I hated it because I was no good at it. So no good at it. When picking sides, captains would pretend they couldn’t see me. As a child I was breathless, thin, unathletic. But that wasn’t the problem. The reason I was really bad at soccer was that it couldn’t hold my attention. You stood in part of a field. After what seemed like hours, another boy would run past you with a ball. Then your team mates would shout at you. Really, whose side was I on? That of all these angry people calling me names, or the perfectly harmless passer-by? Soccer was long periods of boredom punctuated with confusion and insults. Like school really, except in mud.
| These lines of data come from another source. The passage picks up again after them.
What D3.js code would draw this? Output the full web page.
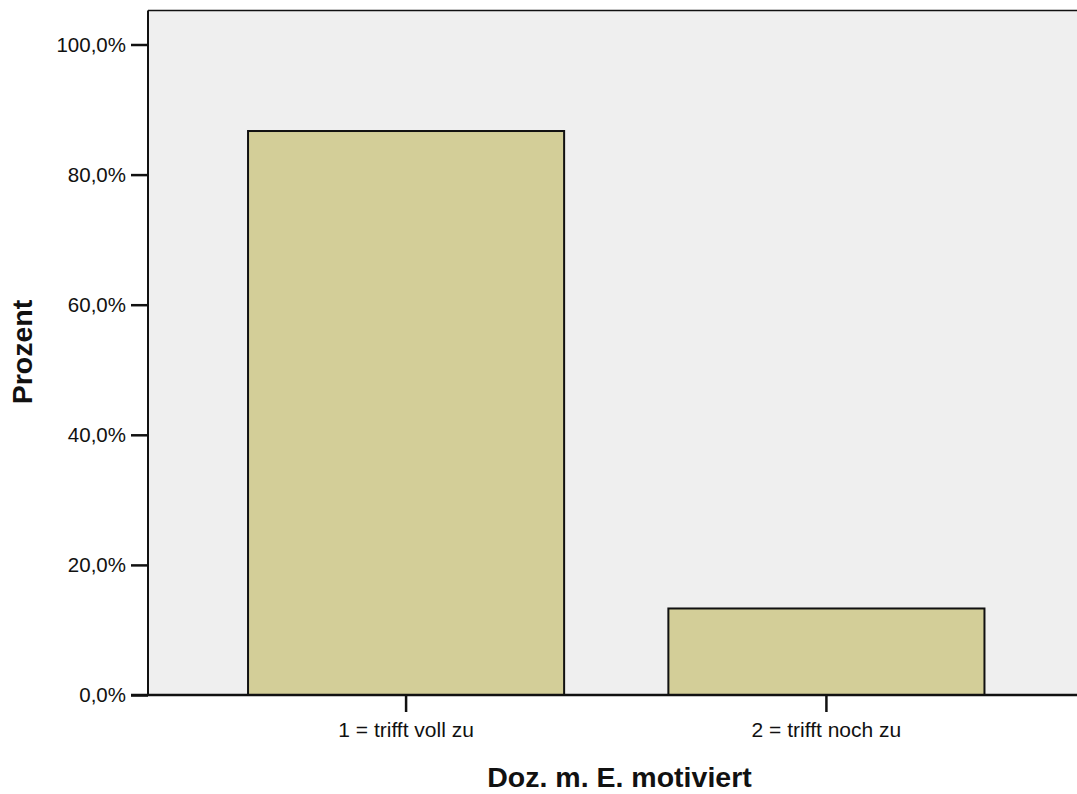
<!DOCTYPE html>
<html><head><meta charset="utf-8">
<script src="https://cdn.jsdelivr.net/npm/d3@7"></script>
<style>body{margin:0;background:#fff}svg{display:block}text{font-family:"Liberation Sans",Arial,sans-serif}</style>
</head><body>
<script>
const categories = ["1 = trifft voll zu", "2 = trifft noch zu"];
const values = [86.7, 13.3];
const yTicks = [0, 20, 40, 60, 80, 100];
const yTickLabels = ["0,0%", "20,0%", "40,0%", "60,0%", "80,0%", "100,0%"];
const xTitle = "Doz. m. E. motiviert";
const yTitle = "Prozent";

(function () {
const W = 1077, H = 794;
const pLeft = 148, pTop = 10.5, pBottom = 695, pRight = 1077;
const svg = d3.select("body").append("svg").attr("width", W).attr("height", H);

const y = d3.scaleLinear().domain([0, 100]).range([pBottom, 44.5]);
const x = d3.scaleBand().domain(categories).range([pLeft, 1084.5]).paddingInner(0.248).paddingOuter(0.238);

svg.append("rect").attr("x", pLeft).attr("y", pTop).attr("width", pRight - pLeft).attr("height", pBottom - pTop).attr("fill", "#efefef");
svg.append("line").attr("x1", pLeft).attr("x2", pRight).attr("y1", pTop).attr("y2", pTop).attr("stroke", "#111").attr("stroke-width", 1.5);

svg.selectAll("rect.bar").data(values).join("rect").attr("class", "bar")
  .attr("x", (d, i) => x(categories[i]))
  .attr("width", x.bandwidth())
  .attr("y", d => y(d))
  .attr("height", d => pBottom - y(d))
  .attr("fill", "#d3ce98").attr("stroke", "#111").attr("stroke-width", 2);

const yAxis = d3.axisLeft(y).tickValues(yTicks).tickFormat((d, i) => yTickLabels[i]).tickSize(17).tickPadding(5);
const gy = svg.append("g").attr("transform", `translate(${pLeft},0)`).call(yAxis);
gy.select(".domain").attr("stroke", "#111").attr("stroke-width", 2).attr("d", `M0,${pTop}V${pBottom}`);
gy.selectAll(".tick line").attr("stroke", "#111").attr("stroke-width", 2.5);
gy.selectAll("text").attr("font-size", 20.5).attr("fill", "#111").attr("font-family", "Liberation Sans, Arial, sans-serif");

const xAxis = d3.axisBottom(x).tickSize(17).tickPadding(10.5);
const gx = svg.append("g").attr("transform", `translate(0,${pBottom})`).call(xAxis);
gx.select(".domain").attr("stroke", "#111").attr("stroke-width", 2.5).attr("d", `M${pLeft - 17},0H${pRight}`);
gx.selectAll(".tick line").attr("stroke", "#111").attr("stroke-width", 2.5);
gx.selectAll("text").attr("font-size", 21).attr("fill", "#111").attr("font-family", "Liberation Sans, Arial, sans-serif");

svg.append("text").attr("x", 619.5).attr("y", 786.5).attr("text-anchor", "middle")
  .attr("font-size", 28.5).attr("font-weight", "bold").attr("fill", "#111").text(xTitle);
svg.append("text").attr("transform", "translate(32,352) rotate(-90)").attr("text-anchor", "middle")
  .attr("font-size", 28.5).attr("font-weight", "bold").attr("fill", "#111").text(yTitle);
})();
</script>
</body></html>
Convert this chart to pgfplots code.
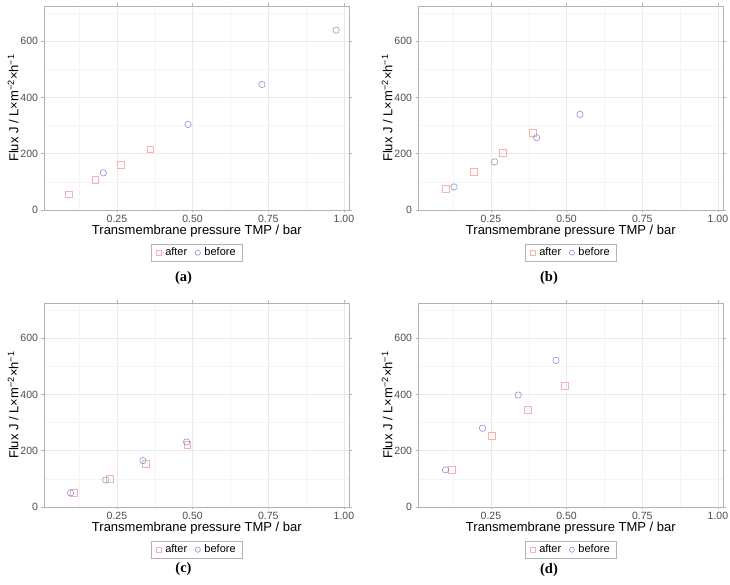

But if a nine year old boy comes up to an adult man – a middle-aged one, yet – and asks him to come play soccer, for some damn reason he agrees. Is it because I’ve finally been picked? Maybe, but I think it’s more that I was asked. Not told. Not shoved out in the rain in baggy shorts and stupid clumpy boots. Asked, by a boy who wants to play with me just because he loves playing. Now I can enjoy it.

I’m still no bloody good though.

But not being good at soccer as a child is humiliating, alienating, dispiriting. Not being good at it as an adult is no big deal. The one real danger is that I’ll break my stupid bloody neck trying. Or in this instance, my spine. All right I didn’t actually break it, just bent it a bit. I’m only a tadge debilitated. And hey, it’s a proud masculine sports injury.

I tripped over the ball.

Bruising aside, it was a great day. I was asked out to see the Kinvara Farmers’ Market before it moves from its wonderful location (next month is the last chance to see, go if you can). Got some good fresh veg there, and even fresher fish. So fresh in fact that the thing in the picture above crawled out of it.

This is by no means a sign of bad fish – in fact it proves that it hasn’t been frozen. Such parasitic worms are actually far more common, especially in cod, than most fish-eaters realise. They’re… almost completely harmless, if the fish is cooked. (One reason that cod isn’t used in sushi.) You’ve probably eaten them many times without ill effect.

Except of course for any nausea you may be feeling, now that I’ve told you you’ve been eating worms.